I don't think your logic makes sense about a closed thermostat busting the radiator, or the thing about the overflow tank. You should check the level of the coolant in the RADIATOR, when it's COOL. Fill it up there. Then when it's hot, check the level in the overflow tank. 

On a car that age, I'd definitely throw in a bottle of an aluminum leak-stop compound. I've not heard of those causing bad problems. Heck Tom and Ray recommend it on older cars, so it can't be that bad! 

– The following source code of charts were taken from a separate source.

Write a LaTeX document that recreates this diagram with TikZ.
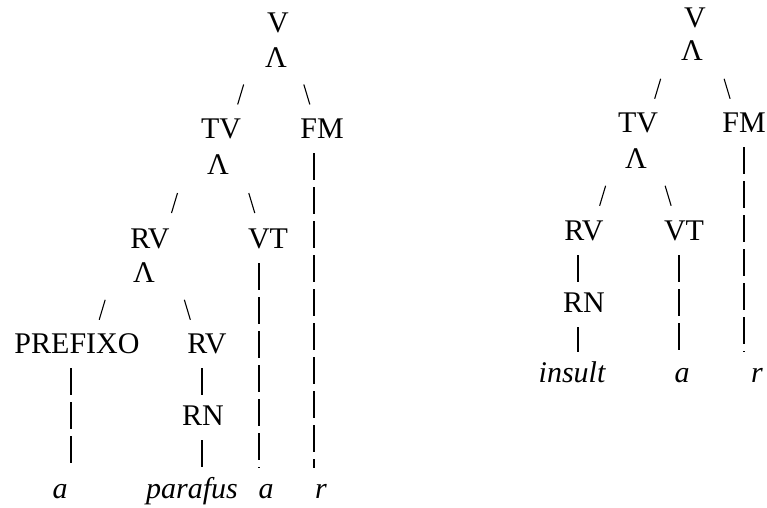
\documentclass[tikz,border=0pt]{standalone}
\usepackage{fontspec}
\setmainfont{Liberation Serif}
\usetikzlibrary{decorations.markings}
\tikzset{
    every node/.style = {font=\fontsize{30}{36}\selectfont, inner sep=0pt, text height=20pt, text depth=6pt, anchor=base},
    word/.style = {font=\fontsize{30}{36}\selectfont\itshape},
    lbranch/.style = {postaction={decorate}, decoration={markings, mark=at position .655 with {\pgftransformresetnontranslations \draw[line width=1.1pt] (3pt,10pt) -- (-3pt,-10pt);}}},
    rbranch/.style = {postaction={decorate}, decoration={markings, mark=at position .655 with {\pgftransformresetnontranslations \draw[line width=1.1pt] (-3pt,10pt) -- (3pt,-10pt);}}},
    stem/.style = {draw, line width=1.1pt, dash pattern=on 27pt off 7pt, shorten <=9pt, shorten >=10pt}
}
\begin{document}
\begin{tikzpicture}[x=1pt, y=-1pt]
        \useasboundingbox (0,0) rectangle (767,507);
        % left tree
        \node (lV) at (278,32) {V};
        \node (lVfork) at (276,67) {Λ};
        \node (lTV) at (221,138) {TV};
        \node (lFM) at (322,138) {FM};
        \node (lTVfork) at (218,174) {Λ};
        \node (lRV) at (150,248) {RV};
        \node (lVT) at (268,248) {VT};
        \node (lRVfork) at (144,282) {Λ};
        \node (lPRE) at (77,353) {PREFIXO};
        \node (lRVb) at (207,353) {RV};
        \node (lRN) at (203,425) {RN};
        \node[word] (la) at (60,498) {a};
        \node[word] (lparafus) at (192,498) {parafus};
        \node[word] (lat) at (266,498) {a};
        \node[word] (lr) at (321,498) {r};
        % right tree
        \node (rV) at (695,27) {V};
        \node (rVfork) at (692,60) {Λ};
        \node (rTV) at (638,132) {TV};
        \node (rFM) at (744,132) {FM};
        \node (rTVfork) at (636,168) {Λ};
        \node (rRV) at (584,240) {RV};
        \node (rVT) at (684,240) {VT};
        \node (rRN) at (584,312) {RN};
        \node[word] (rinsult) at (572,382) {insult};
        \node[word] (ra) at (682,382) {a};
        \node[word] (rr) at (757,382) {r};
        \foreach \p/\c in {lV/lTV, lTV/lRV, lRV/lPRE, rV/rTV, rTV/rRV}{
            \path[lbranch] (\p.center) -- (\c.center);
        }
        \foreach \p/\c in {lV/lFM, lTV/lVT, lRV/lRVb, rV/rFM, rTV/rVT}{
            \path[rbranch] (\p.center) -- (\c.center);
        }
        \foreach \a/\b/\s in {lPRE/la/-6pt, lRVb/lRN/-5pt, lRN/lparafus/-1pt, lVT/lat/-9pt, lFM/lr/-8pt, rRV/rRN/-6pt, rRN/rinsult/-6pt, rVT/ra/-5pt, rFM/rr/0pt}{
            \draw[stem] ([xshift=\s]\a.south) -- ([xshift=\s]\a.south |- \b.north);
        }
    \end{tikzpicture}
\end{document}
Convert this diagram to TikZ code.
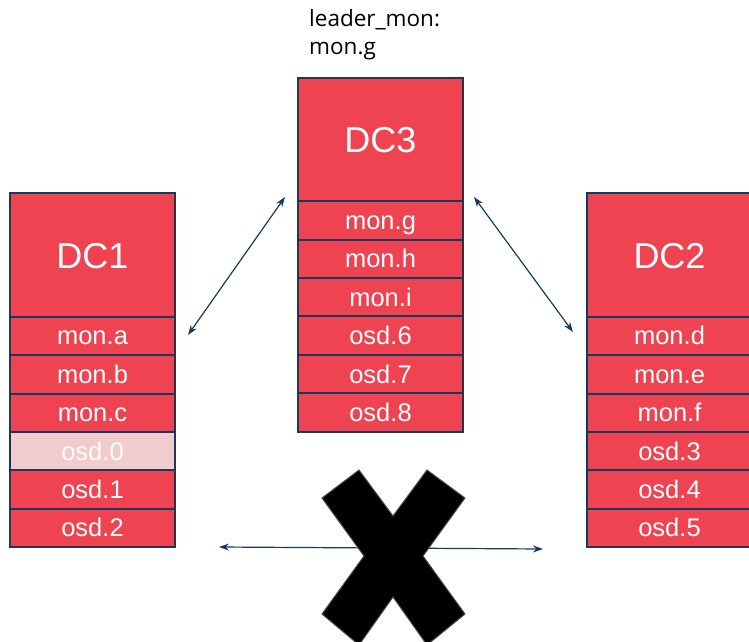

The risk is really that it just won't work, if the leak is too big or too fast. But it's worth a try. The only danger is you'll be out $5, and then you'll go shopping for a radiator replacement.


----------



## UBoiler (Nov 7, 2007)

Things wear out. Solder seal or like product may help. Be sure to teach your daughter how to check the cooling system. Everyone's right. You're going to have to refill radiator directly. I've heard of a guy breaking a raw egg into his radiator to fill a leak. I'd never do it. Actually I may do the raw egg but mostly out of desperation and curiousity. Let us know how it all plays out. Good luck. Cliff


----------



## Rod in Delaware (Feb 4, 2008)

I used to have a Chevy Corsica that had a bad leak (by the upper radiator hose connection). I tried the stop leak "fixes"- which didnt work, and finally tried good old JB WELD. This repair would last about 3-4 weeks before it, also cracked and started leaking. One problem you will find, is that a Corsica has a plastic and metal radiator, which makes normal repairs difficult, if not impossible. Best thing you could do is buy a new one (or a reconditioned one from a salvage yard. Trying to repair it really ends up to be a losing battle, in my opinion! (Good luck! Mine started in the middle of winter, and I was able to get it to work long enough for the weather to break, permitting me to replace it with a new one (got it from Autozone - about 80.00, if I remember correctly).


----------



## DefEddie (Mar 16, 2008)

Yes,when pushed against a wall you can use an epoxy type substance to plug the small pinholes in the plastic outer parts of a radiator,the kinds with the pressed and tabbed plastic sides.
Sand the area a bit and get high temp epoxy,make sure it sets up. Might not hold for long,or it might hold forever but it is a feasible temporary fix.
Do Not put any kind of stop leak type additive into your cooling system,especially with an older engine like yours it will simply clog up the works.
Thermostat is a 10$ part and if you think it is sticking and can't do a pressure test to check for sure then just replace it. Don't risk the motor cause your not sure for 10$ I figure.
Is it overheating while driving or while stop and go/Idle?
Small test,when the car is warmed up and running turn on the AC and look and see if the cooling fan turns on for the engine. If it does not come on and you are overheating at idle/stop and go but not steady driving then your cooling fan is not coming on either from a bad cooling fan or a bad tempature sensor.
Did the guage show the engine overheating?
How do you know it was out of water? Did it spew/steam back out of the overflow when you poured it in?


----------